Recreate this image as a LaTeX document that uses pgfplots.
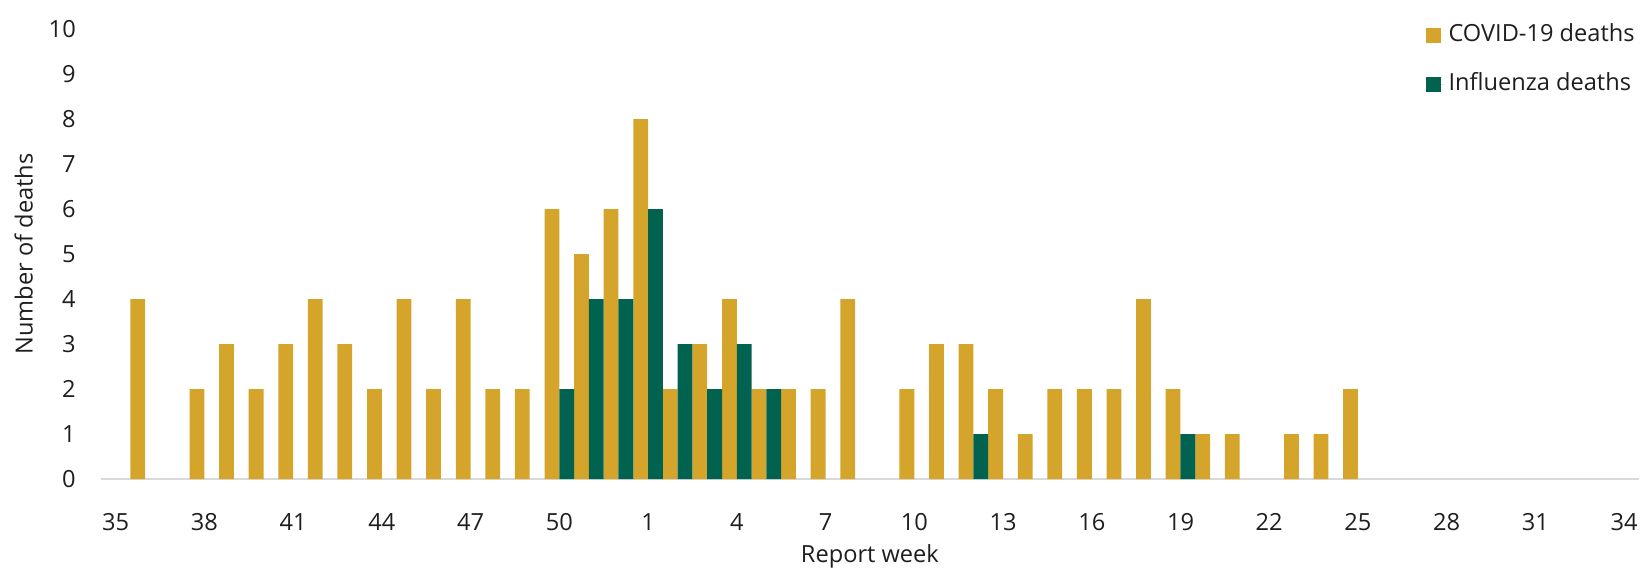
\documentclass[border=0pt]{standalone}
\usepackage{fontspec}
\setmainfont{Open Sans}
\usepackage{pgfplots}
\pgfplotsset{compat=1.18}
\usepackage{pgfplotstable}

\definecolor{covid}{HTML}{D5A42A}
\definecolor{flu}{HTML}{01634F}
\definecolor{basegray}{HTML}{D9D9D9}
\definecolor{txt}{HTML}{1E1E1E}

%% idx = position on the axis, week = report week
\pgfplotstableread{
idx week covid flu
0 35 0 0
1 36 4 0
2 37 0 0
3 38 2 0
4 39 3 0
5 40 2 0
6 41 3 0
7 42 4 0
8 43 3 0
9 44 2 0
10 45 4 0
11 46 2 0
12 47 4 0
13 48 2 0
14 49 2 0
15 50 6 2
16 51 5 4
17 52 6 4
18 1 8 6
19 2 2 3
20 3 3 2
21 4 4 3
22 5 2 2
23 6 2 0
24 7 2 0
25 8 4 0
26 9 0 0
27 10 2 0
28 11 3 0
29 12 3 1
30 13 2 0
31 14 1 0
32 15 2 0
33 16 2 0
34 17 2 0
35 18 4 0
36 19 2 1
37 20 1 0
38 21 1 0
39 22 0 0
40 23 1 0
41 24 1 0
42 25 2 0
43 26 0 0
44 27 0 0
45 28 0 0
46 29 0 0
47 30 0 0
48 31 0 0
49 32 0 0
50 33 0 0
51 34 0 0
}\deaths

\begin{document}
\begin{tikzpicture}[font=\fontsize{11.8}{14}\selectfont, text=txt]
\useasboundingbox (-50.4pt,-45pt) rectangle (772.5pt,239.5pt);
\begin{axis}[
    scale only axis,
    width=769pt, height=225pt,
    ybar=0pt, bar width=7.394pt,
    xmin=-0.5, xmax=51.5,
    ymin=0, ymax=10,
    xtick={0,3,...,51},
    xticklabels={35,38,41,44,47,50,1,4,7,10,13,16,19,22,25,28,31,34},
    ytick={0,1,...,10},
    /pgf/number format/assume math mode=true,
    axis x line*=bottom, axis y line*=left,
    x axis line style={basegray, line width=1pt},
    y axis line style={draw=none},
    major tick style={draw=none},
    xticklabel style={yshift=-9.4pt, text=txt},
    yticklabel style={xshift=-9pt, text=txt},
    xlabel={Report week},
    ylabel={Number of deaths},
    xlabel style={at={(axis description cs:0.5,0)}, anchor=center, yshift=-38.5pt, text=txt},
    ylabel style={at={(axis description cs:-0.0502,0.5)}, anchor=center, rotate=0, text=txt},
    legend style={at={(axis description cs:1,1)}, anchor=north east, yshift=4.75pt,
        draw=none, fill=none, inner sep=0pt, row sep=9pt, legend cell align=left,
        nodes={inner sep=2pt, text height=9pt, text depth=2.5pt, text=txt}},
]
%% COVID-19 (zero weeks left out of the drawing)
\addplot[fill=covid, draw=none, restrict y to domain=0.5:20,
    legend image code/.code={\fill[covid] (0pt,-3.75pt) rectangle (7.5pt,3.75pt);
        \path (0pt,0pt) -- (9.5pt,0pt);}]
    table[x=idx, y=covid] {\deaths};
%% influenza
\addplot[fill=flu, draw=none, restrict y to domain=0.5:20,
    legend image code/.code={\fill[flu] (0pt,-3.75pt) rectangle (7.5pt,3.75pt);
        \path (0pt,0pt) -- (9.5pt,0pt);}]
    table[x=idx, y=flu] {\deaths};
\legend{COVID-19 deaths, Influenza deaths}
\end{axis}
\end{tikzpicture}
\end{document}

···

### Stated task
Keep the pictures out of the copy and write out the data exactly as it stands.

### The completed task
Recreate this image as a LaTeX document that uses pgfplots.
\documentclass[border=0pt]{standalone}
\usepackage{fontspec}
\setmainfont{Open Sans}
\usepackage{pgfplots}
\pgfplotsset{compat=1.18}
\usepackage{pgfplotstable}

\definecolor{covid}{HTML}{D5A42A}
\definecolor{flu}{HTML}{01634F}
\definecolor{basegray}{HTML}{D9D9D9}
\definecolor{txt}{HTML}{1E1E1E}

%% idx = position on the axis, week = report week
\pgfplotstableread{
idx week covid flu
0 35 0 0
1 36 4 0
2 37 0 0
3 38 2 0
4 39 3 0
5 40 2 0
6 41 3 0
7 42 4 0
8 43 3 0
9 44 2 0
10 45 4 0
11 46 2 0
12 47 4 0
13 48 2 0
14 49 2 0
15 50 6 2
16 51 5 4
17 52 6 4
18 1 8 6
19 2 2 3
20 3 3 2
21 4 4 3
22 5 2 2
23 6 2 0
24 7 2 0
25 8 4 0
26 9 0 0
27 10 2 0
28 11 3 0
29 12 3 1
30 13 2 0
31 14 1 0
32 15 2 0
33 16 2 0
34 17 2 0
35 18 4 0
36 19 2 1
37 20 1 0
38 21 1 0
39 22 0 0
40 23 1 0
41 24 1 0
42 25 2 0
43 26 0 0
44 27 0 0
45 28 0 0
46 29 0 0
47 30 0 0
48 31 0 0
49 32 0 0
50 33 0 0
51 34 0 0
}\deaths

\begin{document}
\begin{tikzpicture}[font=\fontsize{11.8}{14}\selectfont, text=txt]
\useasboundingbox (-50.4pt,-45pt) rectangle (772.5pt,239.5pt);
\begin{axis}[
    scale only axis,
    width=769pt, height=225pt,
    ybar=0pt, bar width=7.394pt,
    xmin=-0.5, xmax=51.5,
    ymin=0, ymax=10,
    xtick={0,3,...,51},
    xticklabels={35,38,41,44,47,50,1,4,7,10,13,16,19,22,25,28,31,34},
    ytick={0,1,...,10},
    /pgf/number format/assume math mode=true,
    axis x line*=bottom, axis y line*=left,
    x axis line style={basegray, line width=1pt},
    y axis line style={draw=none},
    major tick style={draw=none},
    xticklabel style={yshift=-9.4pt, text=txt},
    yticklabel style={xshift=-9pt, text=txt},
    xlabel={Report week},
    ylabel={Number of deaths},
    xlabel style={at={(axis description cs:0.5,0)}, anchor=center, yshift=-38.5pt, text=txt},
    ylabel style={at={(axis description cs:-0.0502,0.5)}, anchor=center, rotate=0, text=txt},
    legend style={at={(axis description cs:1,1)}, anchor=north east, yshift=4.75pt,
        draw=none, fill=none, inner sep=0pt, row sep=9pt, legend cell align=left,
        nodes={inner sep=2pt, text height=9pt, text depth=2.5pt, text=txt}},
]
%% COVID-19 (zero weeks left out of the drawing)
\addplot[fill=covid, draw=none, restrict y to domain=0.5:20,
    legend image code/.code={\fill[covid] (0pt,-3.75pt) rectangle (7.5pt,3.75pt);
        \path (0pt,0pt) -- (9.5pt,0pt);}]
    table[x=idx, y=covid] {\deaths};
%% influenza
\addplot[fill=flu, draw=none, restrict y to domain=0.5:20,
    legend image code/.code={\fill[flu] (0pt,-3.75pt) rectangle (7.5pt,3.75pt);
        \path (0pt,0pt) -- (9.5pt,0pt);}]
    table[x=idx, y=flu] {\deaths};
\legend{COVID-19 deaths, Influenza deaths}
\end{axis}
\end{tikzpicture}
\end{document}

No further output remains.